Oberlin Blogs

The Orientation Engine Has Left the Station

September 3, 2009

Ma'ayan Plaut ’10

This year's orientation: Exciting. Amazing. More laid back in terms of students that I expected, but not in terms of activities. I worked. HARD. I was up before 8 almost every day and going to bed exceptionally late after catching up with other early-arrival friends and (futile attempts in) unpacking my room. Every time my mom called this past week, I was in a massive time crunch and could only exchange pleasantries and the updated list of packages I had received before hanging up. Now, in the week that classes begin all I can really do is listen to her voicemails. Hi, family! I'm alive but very busy!

Orientation was a good week, even weather-wise, which surprised me. There was some sun, some rain, and some thunderstorms. Unlike practically everyone in Oberlin, thunderstorms terrify me. My dog and I used to compete about how far away from thunder we could get. She would always try and sneak into the house, and I would try and sneak into my parents' bed. Kinda hard here in Oberlin with them in Hawaii.

As I mentioned before, I was back early as an academic ambassador, a friendly, name-tag-emblazoned helpful upperclassman to help the overwhelmed freshmen during their first academic duties. Other than the perk of arriving back on campus early, I got to meet a number of extraordinary new students.

One of the minor flaws in orientation (though I understand the reason for it) is the one-sided name-tagging. Ambassadors and other campus helpers have nametags, and the 800+ new students don't. I pointed out nametags to practically everyone, mentioning that we could all answer any questions they would inevitably have at some point this week, from the mundane "Where is my dorm?" to the more complicated "How do I declare an independent major?" I am not (too) old (yet) but I cannot remember all the people I met this week, and I apologize for it. I only wish I could, because they were all pretty amazing, and I expect that after running into them for the next few weeks, the names stick. If I look at you cluelessly sometime within the next two months, mention your name again. We don't want any embarrassing situations like last year.*

Also, I want to congratulate all of you who came up to me and introduced yourselves and told me you read the blogs! Suggestion, to you and your peers I didn't have the pleasure of meeting: comment! Please, oh, please, oh, PLEASE comment. It made my day hundred-fold better every time I heard someone mention the Oberlin blogs, or that their parents enjoyed reading them even more than they did (here, I shall place a requisite shoutout to Leah from Maryland and Annabelle from Kentucky and their parents, since I mentioned I would during lunch with them during the Day of Service). And why have that warm fuzzy feeling stop, or only be for me? Tell your Oberlin bloggers things you like about their posts, or just that you want to hear more. It makes us feel like our creative work is not in vain.

Back to the actual orientation observations I was making... this incoming class reminds me of my class: amoeba-ing themselves into huge walking-tour type groups spreading out all over campus, sitting in huge circles outside until late, passionate about a wide variety of things, a willingness to talk about anything with anyone, a natural ease in asking questions of upperclassmen, and openly and outwardly social.
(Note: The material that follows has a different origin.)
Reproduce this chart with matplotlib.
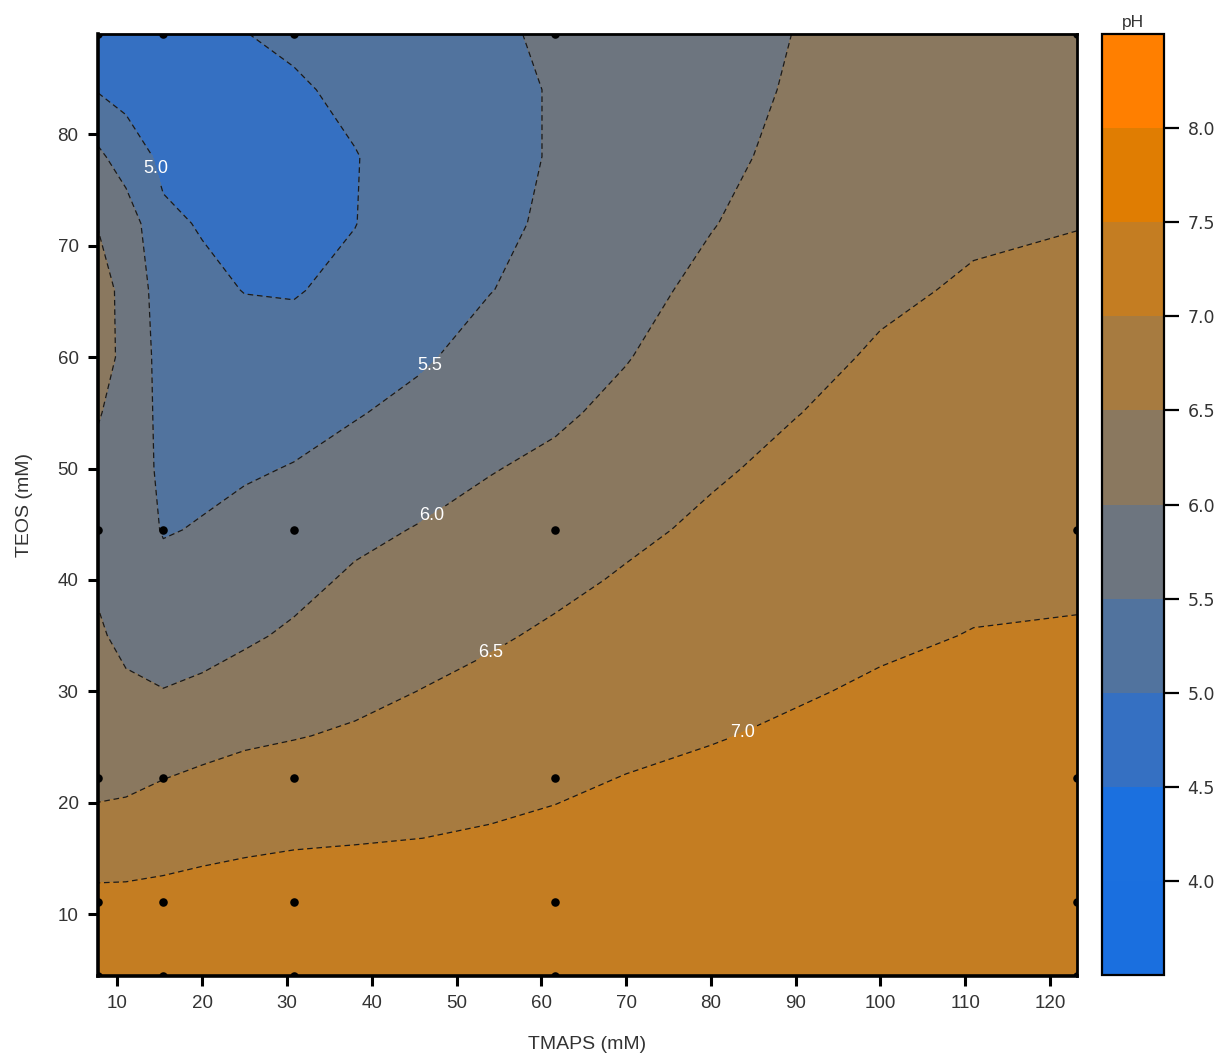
import numpy as np
import matplotlib
matplotlib.use("Agg")
import matplotlib.pyplot as plt

plt.rcParams['font.family'] = ['Liberation Sans', 'DejaVu Sans']

# Grid nodes (mM)
tmaps = [7.7, 11, 15.4, 20, 25, 30.8, 38, 46, 54, 61.6, 70, 80, 90, 100, 111, 123.2]
teos = [4.45, 11.1, 16, 22.25, 26, 30, 35, 40, 44.5, 50, 55, 60, 66, 72, 78, 84, 89]

# pH on the grid, one list per TMAPS column (bottom to top in TEOS)
ph_cols = [
    [7.30, 7.15, 6.72, 6.38, 6.30, 6.19, 6.05, 5.95, 5.90, 5.93, 6.02, 6.10, 6.10, 5.99, 5.60, 4.97, 4.80],
    [7.32, 7.14, 6.76, 6.40, 6.24, 6.07, 5.90, 5.82, 5.78, 5.80, 5.88, 5.94, 5.93, 5.78, 5.25, 4.85, 4.70],
    [7.34, 7.14, 6.85, 6.49, 6.26, 6.01, 5.83, 5.64, 5.47, 5.40, 5.35, 5.30, 5.22, 5.08, 4.90, 4.82, 4.75],
    [7.36, 7.15, 6.92, 6.57, 6.34, 6.07, 5.86, 5.69, 5.53, 5.40, 5.31, 5.21, 5.09, 4.97, 4.85, 4.75, 4.70],
    [7.38, 7.17, 6.96, 6.63, 6.43, 6.18, 5.94, 5.78, 5.63, 5.45, 5.31, 5.17, 4.99, 4.82, 4.74, 4.80, 4.99],
    [7.40, 7.20, 6.99, 6.68, 6.48, 6.30, 6.06, 5.88, 5.72, 5.52, 5.35, 5.18, 4.97, 4.80, 4.75, 4.93, 5.10],
    [7.42, 7.23, 7.01, 6.73, 6.55, 6.40, 6.23, 6.06, 5.90, 5.67, 5.47, 5.30, 5.12, 4.99, 4.98, 5.12, 5.22],
    [7.43, 7.26, 7.03, 6.80, 6.65, 6.51, 6.34, 6.18, 6.03, 5.82, 5.63, 5.45, 5.35, 5.28, 5.25, 5.27, 5.30],
    [7.44, 7.28, 7.07, 6.86, 6.75, 6.61, 6.45, 6.30, 6.15, 5.98, 5.82, 5.67, 5.49, 5.42, 5.42, 5.42, 5.45],
    [7.45, 7.30, 7.11, 6.93, 6.82, 6.70, 6.56, 6.41, 6.27, 6.09, 5.93, 5.78, 5.65, 5.56, 5.52, 5.52, 5.55],
    [7.46, 7.33, 7.16, 7.01, 6.90, 6.80, 6.67, 6.54, 6.42, 6.25, 6.11, 5.98, 5.86, 5.78, 5.73, 5.72, 5.72],
    [7.47, 7.36, 7.22, 7.07, 6.98, 6.89, 6.78, 6.67, 6.57, 6.45, 6.34, 6.24, 6.11, 5.98, 5.88, 5.82, 5.80],
    [7.47, 7.39, 7.28, 7.14, 7.05, 6.97, 6.88, 6.78, 6.69, 6.59, 6.49, 6.40, 6.30, 6.20, 6.12, 6.05, 6.01],
    [7.47, 7.41, 7.32, 7.20, 7.11, 7.04, 6.95, 6.87, 6.80, 6.71, 6.62, 6.54, 6.44, 6.36, 6.30, 6.26, 6.24],
    [7.47, 7.42, 7.35, 7.25, 7.17, 7.10, 7.01, 6.94, 6.87, 6.79, 6.71, 6.63, 6.54, 6.45, 6.39, 6.35, 6.33],
    [7.47, 7.43, 7.37, 7.27, 7.20, 7.12, 7.03, 6.95, 6.89, 6.82, 6.74, 6.67, 6.58, 6.49, 6.43, 6.39, 6.37],
]

# Measured sample compositions
sample_tmaps = [7.7, 15.4, 30.8, 61.6, 123.2]
sample_teos = [4.45, 11.1, 22.25, 44.5, 89]

levels = [3.5, 4.0, 4.5, 5.0, 5.5, 6.0, 6.5, 7.0, 7.5, 8.0, 8.5]
band_colors = ['#1a6fdf', '#1b70df', '#3570c2', '#51739e', '#6d757f',
               '#8a785f', '#a77b40', '#c47d22', '#e07d02', '#ff7f00']
line_levels = [4.0, 4.5, 5.0, 5.5, 6.0, 6.5, 7.0, 7.5, 8.0]
label_pos = [(13.5, 76.7), (47.1, 59.1), (46.8, 46.1), (53.6, 34.0), (83.8, 26.1)]

X, Y = np.meshgrid(tmaps, teos)
Z = np.array(ph_cols).T

fig = plt.figure(figsize=(12.22, 10.56), dpi=100)
ax = fig.add_axes([98 / 1222, 80 / 1056, 979 / 1222, 942 / 1056])
cax = fig.add_axes([1102 / 1222, 81 / 1056, 62 / 1222, 941 / 1056])

cf = ax.contourf(X, Y, Z, levels=levels, colors=band_colors)
cs = ax.contour(X, Y, Z, levels=line_levels, colors='#1a1a1a',
                linewidths=0.9, linestyles='dashed')
cs.set_dashes([(0, (4.5, 3))])
labels = ax.clabel(cs, inline=True, fmt='%.1f', colors='white', fontsize=13,
                   manual=label_pos, inline_spacing=4)
for t in labels:
    t.set_rotation(0)

sx, sy = np.meshgrid(sample_tmaps, sample_teos)
ax.scatter(sx.ravel(), sy.ravel(), s=38, color='black', zorder=5, linewidths=0)

ax.set_xlim(tmaps[0], tmaps[-1])
ax.set_ylim(teos[0], teos[-1])
ax.set_xticks(np.arange(10, 121, 10))
ax.set_yticks(np.arange(10, 81, 10))

text_color = '#333333'
ax.tick_params(direction='out', length=7, width=2.2, labelsize=13.5,
               labelcolor=text_color, color='black', pad=7)
for side in ['left', 'bottom']:
    ax.spines[side].set_linewidth(2.6)
for side in ['top', 'right']:
    ax.spines[side].set_linewidth(2.0)

ax.set_xlabel('TMAPS (mM)', fontsize=14, color=text_color, labelpad=17)
ax.set_ylabel('TEOS (mM)', fontsize=14, color=text_color, labelpad=18)

cb = fig.colorbar(cf, cax=cax, ticks=[4.0, 4.5, 5.0, 5.5, 6.0, 6.5, 7.0, 7.5, 8.0])
cb.ax.yaxis.set_major_formatter(matplotlib.ticker.FormatStrFormatter('%.1f'))
cb.outline.set_linewidth(1.6)
cb.outline.set_edgecolor('black')
cax.tick_params(direction='out', length=11, width=1.6, labelsize=12.5,
                labelcolor=text_color, pad=6)
for t in cax.get_yticklabels():
    t.set_family('DejaVu Sans')
cax.set_title('pH', fontsize=12.5, color=text_color, pad=5)

fig.savefig('out.png', dpi=100)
Props to the admissions office for choosing them, and to all you kids for choosing Oberlin. We're glad you're here!

*Last year during orientation, I met a fine freshman fellow. I actually met him multiple times, and then we got into the "smile and wave" ritual around campus. Problem: he knew my name and I didn't know his. At some point, I tried to stop and talk to him around friends, and urged them to introduce themselves so I would finally learn his name. Eventually, a friend recommended I give him a nickname, something obvious that everyone would have but would only refer to this student. Name decided: Shoes. Later that day, in another failed attempt to learn this fine fellow's name, we got in a conversation about his wonderfully bright-colored shoes... and at that point, I gave up. I would find out his name in due time, and about a month later, I ran across his name in a theater production. Confirmation! My freshman friend now has a name!


Want to know my schedule, or when you can get a tasty adjective sandwich? Stay tuned and I'll get back to you guys as soon as I know! The first week of the semester is full of the '50s housewife dream: shopping (for classes), ironing (out schedules), and cleaning (and unpacking all belongings).

Gonna keep with the train metaphor for another post... But that's it. I can only make obscure childhood references for so long. That, and once I start writing about Day of Service, it's better to have references involving physical personpower. "Bob the Builder Makes Big Parade Shelves!" or for my post about scheduling, something more literary: "Housekeeping, or The Secret Life of oBEErlin-ites."

Responses to this Entry

Oh! Who's shoes?

Posted by: Aries on September 3, 2009 4:31 PM

Annabel's Mom from KY here. . I love your blog. . and was delgithed to see the shout out. . . you are a gem!

Posted by: Leesa on September 6, 2009 6:19 AM

Hi Ma'ayan! I'm glad you like us little first-years. :o)

I'll have you know I'm reading your blog right now instead of writing a paper. Oh dear.